The U.S. Fish and Wildlife Service announced Wednesday it is doing a formal study to decide whether to do the experiment, and laying out the terms if it goes ahead.
GRANTS PASS — Federal biologists are designing an experiment to see if killing the aggressive barred owl that has invaded old growth forests of the Northwest would help the spotted owl, which is protected.
The U.S. Fish and Wildlife Service announced Wednesday it is doing a formal study to decide whether to do the experiment, and laying out the terms if it goes ahead. The study will be available for public comment and is expected to be completed by fall 2010.
"This is to be done experimentally so we can nail down whether, in fact, removing barred owls could improve spotted owl demographics, and also to look into the feasibility of doing that," said Fish and Wildlife biologist Robin Bown, who is overseeing the evaluation.
The spotted owl went from a seldom-seen denizen of old growth forests to the cover of Time magazine in the 1990s as environmentalists forced the federal government to cut back logging on Northwest national forests to protect its habitat.
Despite the cutbacks, spotted owls continue to decline, most steeply where there are high populations of more aggressive barred owls that are native to eastern North America.
Though killing one species to protect another is not uncommon — on the West Coast, for instance, ravens are poisoned to protect threatened snowy plovers — a small-scale experiment with killing barred owls in northern California in 2005 created an uproar.
So Fish and Wildlife held meetings with interest groups to consider the ethical and moral implications of a larger experiment, and secured their agreement to look into an experiment, Bown said.
"There is a range of opinions" among scientists and interest groups, said Bob Sallinger, conservation director of the Portland Audubon Society, who took part in the ethical discussion. "We are still struggling with where we come down.
The highest priority needs to be placed on avoiding extinction, Sallinger said. But unless habitat protections continue for old growth forests where the spotted owl lives, "killing barred owls is not going to accomplish anything."
Scientists believe barred owls migrated from eastern Canada across the Great Plains in the early 1900s, using forests that popped up as people controlled wildfires and planted trees around farms. They arrived in Washington in 1973, and their numbers have taken off in the past decade.
Bigger, more aggressive and less picky about food and forests than spotted owls, barred owls drove spotted owls to marginal territories, sometimes mating with them and sometimes killing them.
Controlling barred owls was a central strategy of the Bush administration's overhaul of the spotted owl recovery plan to make way for more logging. That plan was challenged in court by environmental groups and is being reconsidered by the Obama administration.

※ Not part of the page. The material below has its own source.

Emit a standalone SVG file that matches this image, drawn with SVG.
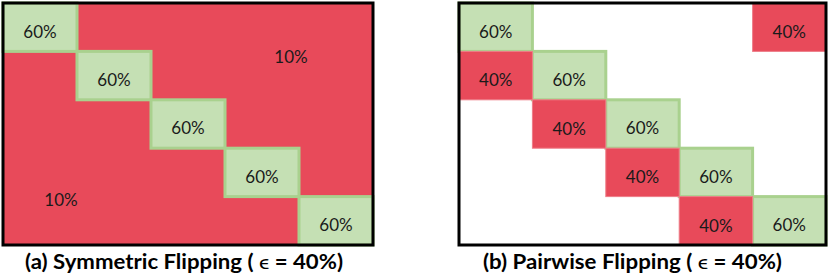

Fish and Wildlife is considering doing the experiment in existing spotted owl study areas near Cle Elum, Wash.; the Coast Range of Oregon; and the Klamath Mountains of southwestern Oregon, Bown said.
The work could involve trapping or killing barred owls in half the area and comparing the reaction of spotted owls there to those in the area still beset by barred owls, Bown said.
"If we are going to remove them, a shotgun will probably be the method of choice, because it is most reliable," she said. "There will be very strict conditions to have close to a 100 percent kill rate. We don't want to be wounding animals. We don't want to be teaching them. And we don't want to be removing nontarget species."
Public comments on what should be considered in the study will be taken until Jan. 11.